Vulnerability Management

Over 600 cloud providers not protecting users against Drown

Cloud providers have been slow to fix their infrastructure against the Drown vulnerability and this is putting users at risk of attacks. According to Sekhar Sarukkai, co-founder of Skyhigh Networks, a week after the critical flaw was disclosed, the firm found that 620 cloud services remained vulnerable to attack.

This is only slightly lower that the 653 services thought to be vulnerable last week. He said that cloud providers have been slower to respond to Drown compared with other SSL vulnerabilities of similar scope such as Heartbleed and Poodle.

“That's bad news for the 98.9 percent of enterprises who use at least one vulnerable service. As of today, the average organization uses 56 vulnerable services,” he said.

The slowness of response to Drown compares badly with the reaction to Heartbleed where in the space of a week, cloud services vulnerable to that flaw reduced by over 90 percent. Sarukkai said it was troubling that cloud providers had been slow to patch services against Drown – which they can do simply by disabling SSLv2 support.

“While more cloud services overall were vulnerable to Heartbleed compared with Drown, cloud providers quickly patched their systems to close their Heartbleed vulnerabilities,” he said. “A week after Heartbleed was disclosed, 92.7 percent of cloud providers initially vulnerable were no longer affected. A week after DROWN was disclosed, just 5.1 percent of cloud providers that were initially vulnerable have performed necessary remediation.”

The flaw enables hackers to compromise an encrypted session by exploiting a vulnerability in the outdated SSLv2 protocol, even if the session itself is encrypted with the newer and more secure TLS protocol.

According to Tod Beardsley, security research manager at Rapid7, the vulnerability needs an attacker to be in privileged position on the network in order to eavesdrop on a TLS session, and also needs to have already conducted some reconnaissance on the server-side infrastructure.

“But this is the nature of padding oracle attacks. While it's not Heartbleed, Drown techniques do demonstrate the weaknesses inherent in legacy cryptography standards,” he told SCMagazineUK.com.

Steve Ward, senior director at iSIGHT Partners, told SC that because of the need to be in a position to intercept traffic, “We anticipate limited actor interest and do not expect widespread exploitation."

Sarukkai recommended that all enterprises notify their end users about this vulnerability in the websites and cloud services they use. “Some enterprises may also configure their web proxy to redirect users to an educational page notifying them that their session may not be secure when they attempt to access a vulnerable site or cloud service,” he added.

James Maude, senior security engineer at Avecto, told SC that the vulnerability is reasonably straightforward to fix as most instances just require a configuration change to disable support for SSLv2.

“In the majority of cases, being vulnerable to the DROWN attack is symptomatic of a far worse problem – reliance on old versions of software,” he said.

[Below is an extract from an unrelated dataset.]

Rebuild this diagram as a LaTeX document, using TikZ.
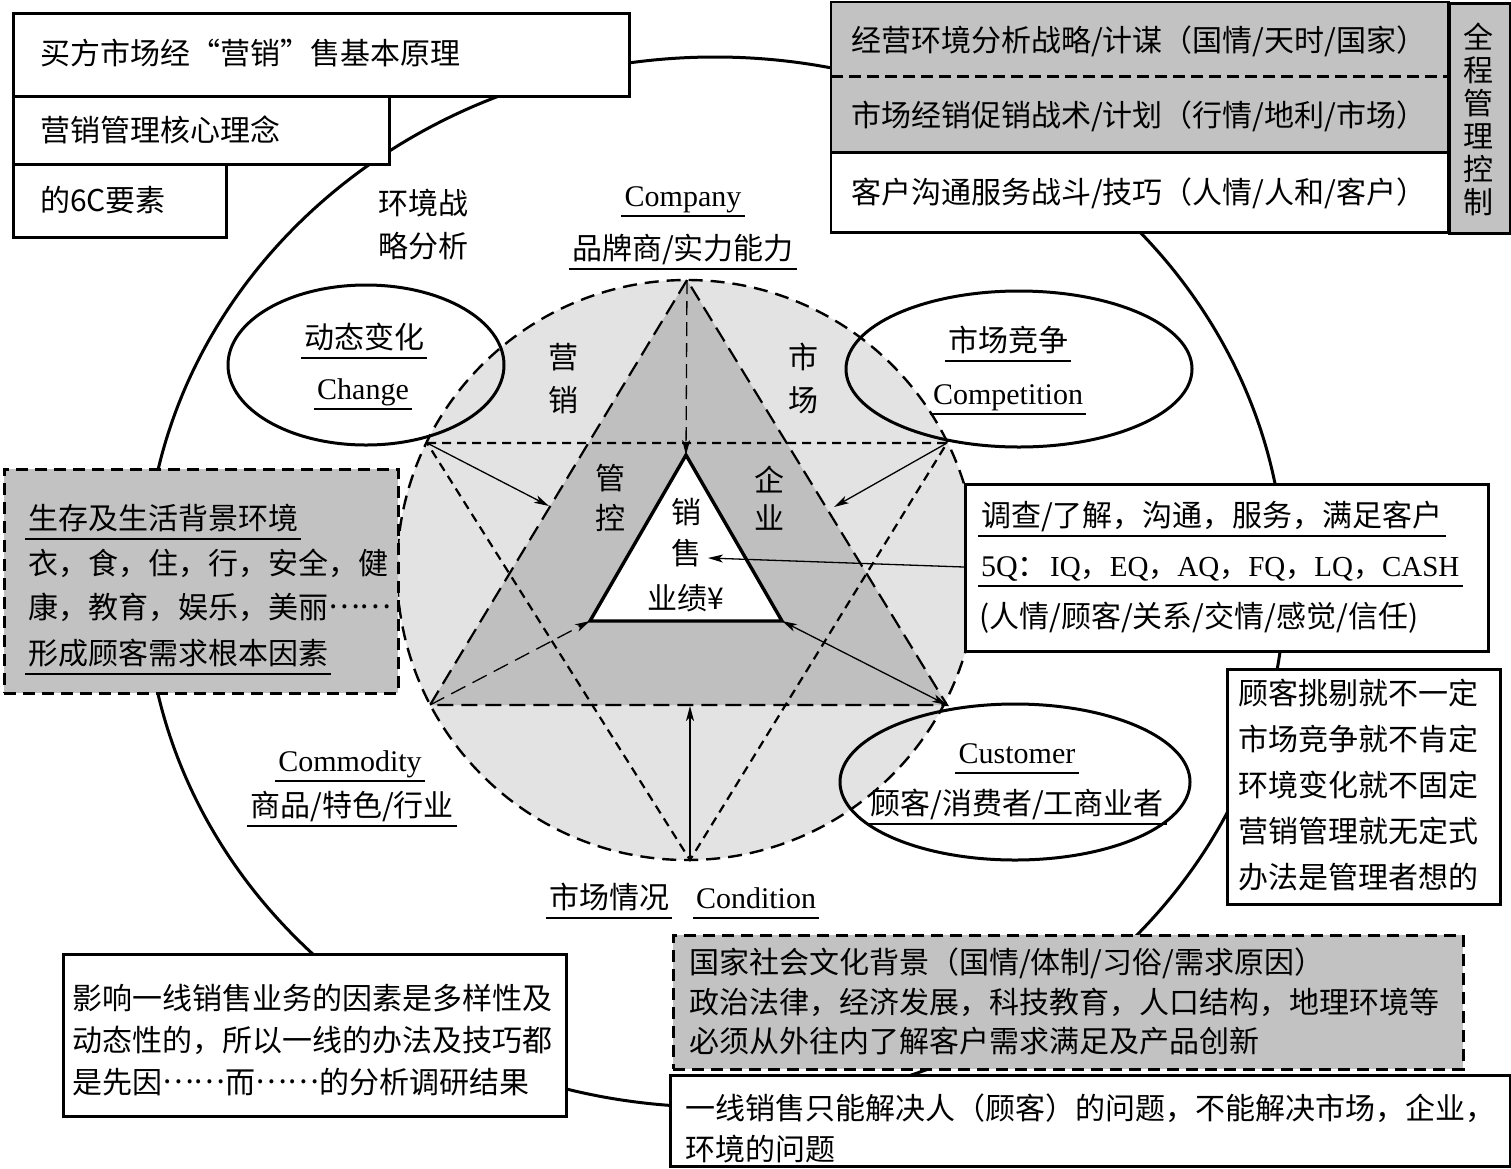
\documentclass[tikz,border=0pt]{standalone}
\usepackage{fontspec}
\setmainfont{Noto Sans CJK SC}
\newfontfamily\lat{Liberation Serif}
\usetikzlibrary{arrows.meta}
\definecolor{lgray}{HTML}{E3E3E3}
\definecolor{dgray}{HTML}{BFBFBF}
\definecolor{bgray}{HTML}{C2C2C2}
\newcommand\ulnode[1]{\draw[ulline] (#1.south west) -- (#1.south east);}
\newcommand\middots{\raisebox{0.32em}{……}}
\begin{document}
\begin{tikzpicture}[x=1pt,y=-1pt,
  font=\fontsize{30pt}{36pt}\selectfont,
  txt/.style={inner xsep=3pt, inner ysep=3pt, text height=29.4pt, text depth=6.6pt},
  lt/.style={txt, anchor=west},
  ulline/.style={line width=2pt},
  bord/.style={line width=2.6pt},
  wbox/.style={draw, bord, fill=white, inner sep=0pt, anchor=north west},
  gbox/.style={draw, bord, fill=bgray, dash pattern=on 12pt off 7pt, inner sep=0pt, anchor=north west},
  circdash/.style={line width=2.4pt, dash pattern=on 14pt off 8pt},
  longdash/.style={line width=2.2pt, dash pattern=on 16pt off 8pt},
  shortdash/.style={line width=2.2pt, dash pattern=on 9pt off 6pt},
  ring/.style={line width=3pt},
  arr/.style={line width=1.3pt, -{Stealth[length=15pt,width=8pt,inset=4pt]}},
  arrb/.style={line width=1.3pt, {Stealth[length=15pt,width=8pt,inset=4pt]}-{Stealth[length=15pt,width=8pt,inset=4pt]}}
]
\useasboundingbox (0,0) rectangle (1511,1168);

% outer ring
\draw[ring] (715,582) ellipse [x radius=570pt, y radius=525pt];

% hexagram points
\coordinate (A) at (687,280);
\coordinate (BL) at (430,705);
\coordinate (BR) at (947,705);
\coordinate (TL) at (427,443);
\coordinate (TR) at (947,443);
\coordinate (Bt) at (690,860);
\coordinate (IA) at (686,455);
\coordinate (IL) at (590,621);
\coordinate (IR) at (782,621);

% circle and triangles
\fill[lgray] (687,570) circle [radius=290pt];
\fill[dgray] (A) -- (BL) -- (BR) -- cycle;
\draw[line width=3.4pt, fill=white, line join=miter] (IA) -- (IL) -- (IR) -- cycle;
\draw[longdash] (A) -- (BL) -- (BR) -- cycle;
\draw[shortdash] (TL) -- (TR) -- (Bt) -- cycle;
\draw[circdash] (687,570) circle [radius=290pt];

% ellipses
\draw[ring] (366,365) ellipse [x radius=138pt, y radius=80pt];
\draw[ring] (1019,369) ellipse [x radius=173pt, y radius=78pt];
\draw[ring] (1015,782) ellipse [x radius=175pt, y radius=78pt];

% arrows
\coordinate (aL) at (549,506);
\coordinate (aR) at (834,507);
\coordinate (qs) at (964,567);
\coordinate (qe) at (708,558);
\coordinate (bU) at (690,706);
\draw[arr, dash pattern=on 14pt off 7pt] (A) -- (IA);
\draw[arr] (TL) -- (aL);
\draw[arr] (TR) -- (aR);
\draw[arr] (qs) -- (qe);
\draw[arr, dash pattern=on 16pt off 8pt] (BL) -- (IL);
\draw[arrb] (IR) -- (BR);
\draw[arr] (Bt) -- (bU);

% labels in the figure
\node[txt] (env1) at (423,203) {环境战};
\node[txt] (env2) at (423,246) {略分析};
\node[txt] (comp) at (683,195) {\lat Company}; \ulnode{comp}
\node[txt] (brand) at (683,248) {品牌商/实力能力}; \ulnode{brand}
\node[txt] (y1) at (563,357) {营};
\node[txt] (y2) at (563,400) {销};
\node[txt] (s1) at (803,357) {市};
\node[txt] (s2) at (803,400) {场};
\node[txt] (g1) at (610,478) {管};
\node[txt] (g2) at (610,518) {控};
\node[txt] (q1) at (769,480) {企};
\node[txt] (q2) at (769,518) {业};
\node[txt] (x1) at (686,512) {销};
\node[txt] (x2) at (686,553) {售};
\node[txt] (x3) at (686,598) {业绩¥};
\node[txt] (chg1) at (364,337) {动态变化}; \ulnode{chg1}
\node[txt] (chg2) at (363,388) {\lat Change}; \ulnode{chg2}
\node[txt] (cpt1) at (1008,340) {市场竞争}; \ulnode{cpt1}
\node[txt] (cpt2) at (1008,393) {\lat Competition}; \ulnode{cpt2}
\node[txt] (cus1) at (1017,752) {\lat Customer}; \ulnode{cus1}
\node[txt] (cus2) at (1017,803) {顾客/消费者/工商业者}; \ulnode{cus2}
\node[txt] (cmd1) at (350,760) {\lat Commodity}; \ulnode{cmd1}
\node[txt] (cmd2) at (352,805) {商品/特色/行业}; \ulnode{cmd2}
\node[txt] (cnd1) at (609,897) {市场情况}; \ulnode{cnd1}
\node[txt] (cnd2) at (756,897) {\lat Condition}; \ulnode{cnd2}

% top-left boxes
\node[wbox, minimum width=616pt, minimum height=83pt] (b1) at (12,12) {};
\node[wbox, minimum width=376pt, minimum height=68pt] (b2) at (12,95) {};
\node[wbox, minimum width=213pt, minimum height=73pt] (b3) at (12,163) {};
\node[lt] (t1) at (37,53) {买方市场经“营销”售基本原理};
\node[lt] (t2) at (37,130) {营销管理核心理念};
\node[lt] (t3) at (37,200) {的6C要素};

% top-right box
\node[fill=bgray, inner sep=0pt, minimum width=617pt, minimum height=74pt, anchor=north west] (r1) at (831,2) {};
\node[fill=bgray, inner sep=0pt, minimum width=617pt, minimum height=76pt, anchor=north west] (r2) at (831,76) {};
\node[fill=white, inner sep=0pt, minimum width=617pt, minimum height=80pt, anchor=north west] (r3) at (831,152) {};
\draw[line width=3pt, dash pattern=on 12pt off 6pt] (r1.south west) -- (r1.south east);
\draw[bord] (r2.south west) -- (r2.south east);
\draw[bord] (r1.north west) rectangle (r3.south east);
\node[draw, bord, fill=bgray, inner sep=0pt, minimum width=61pt, minimum height=230pt, anchor=north west] (col) at (1448,2) {};
\node[lt] (rt1) at (848,40) {经营环境分析战略/计谋（国情/天时/国家）};
\node[lt] (rt2) at (848,115) {市场经销促销战术/计划（行情/地利/市场）};
\node[lt] (rt3) at (848,192) {客户沟通服务战斗/技巧（人情/人和/客户）};
\node[inner sep=0pt, align=center, font=\fontsize{30pt}{33pt}\selectfont] (ctl) at (1478,119) {全\\程\\管\\理\\控\\制};

% left gray box
\node[gbox, minimum width=394pt, minimum height=224pt] (lb) at (3,468) {};
\node[lt] (l1) at (25,518) {生存及生活背景环境}; \ulnode{l1}
\node[lt] (l2) at (25,563) {衣，食，住，行，安全，健};
\node[lt] (l3) at (25,607) {康，教育，娱乐，美丽\middots};
\node[lt] (l4) at (25,653) {形成顾客需求根本因素}; \ulnode{l4}

% 5Q box
\node[wbox, minimum width=523pt, minimum height=167pt] (qb) at (964,483) {};
\node[lt] (f1) at (978,515) {调查/了解，沟通，服务，满足客户}; \ulnode{f1}
\node[lt] (f2) at (978,565) {\lat 5Q\normalfont：}; \ulnode{f2}
\node[lt, font=\fontsize{29pt}{36pt}\selectfont] (f3) at (1047,565) {\lat IQ\normalfont，\lat EQ\normalfont，\lat AQ\normalfont，\lat FQ\normalfont，\lat LQ\normalfont，\lat CASH}; \ulnode{f3}
\node[lt] (f4) at (976,616) {(人情/顾客/关系/交情/感觉/信任)};

% right box
\node[wbox, minimum width=273pt, minimum height=235pt] (rb) at (1226,668) {};
\node[lt] (k1) at (1235,693) {顾客挑剔就不一定};
\node[lt] (k2) at (1235,739) {市场竞争就不肯定};
\node[lt] (k3) at (1235,785) {环境变化就不固定};
\node[lt] (k4) at (1235,831) {营销管理就无定式};
\node[lt] (k5) at (1235,877) {办法是管理者想的};

% bottom-left box
\node[wbox, minimum width=503pt, minimum height=162pt] (bl) at (62,953) {};
\node[lt] (m1) at (69,998) {影响一线销售业务的因素是多样性及};
\node[lt] (m2) at (69,1040) {动态性的，所以一线的办法及技巧都};
\node[lt] (m3) at (69,1082) {是先因\middots 而\middots 的分析调研结果};

% bottom gray box
\node[gbox, minimum width=790pt, minimum height=134pt] (gb) at (672,934) {};
\node[lt] (n1) at (686,962) {国家社会文化背景（国情/体制/习俗/需求原因）};
\node[lt] (n2) at (686,1002) {政治法律，经济发展，科技教育，人口结构，地理环境等};
\node[lt] (n3) at (686,1041) {必须从外往内了解客户需求满足及产品创新};

% bottom box
\node[wbox, minimum width=840pt, minimum height=91pt] (wb) at (669,1074) {};
\node[lt] (w1) at (682,1108) {一线销售只能解决人（顾客）的问题，不能解决市场，企业，};
\node[lt] (w2) at (682,1149) {环境的问题};
\end{tikzpicture}
\end{document}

“In IIS 7 or newer, SSLv2 is disabled by default, so either companies are running a lot of services on out-of-date platforms or configuring them badly by enabling SSLv2 – my money is on the former. Organisations who have not fixed this yet are effectively telling the attackers that they have no robust security in place and probably run a lot of other vulnerable systems.”

He added, “Many businesses won't have addressed this because they won't realise they are vulnerable. No matter how good the website and logo that accompanies the latest vulnerability, or how much press coverage it gets, it is still hard to reach those who haven't patched or updated their webserver in years.”

Giuliano Fasto, senior security consultant at Espion, told SC that some network devices embedding old versions of the OpenSSL software would need a vendor's update in order to address the problem, therefore companies need to wait for the updates to be released.  “Workarounds could be possible in the meantime on specific environment and configurations, but it is safe to think that many companies would prefer to wait for a vendor update,” he said.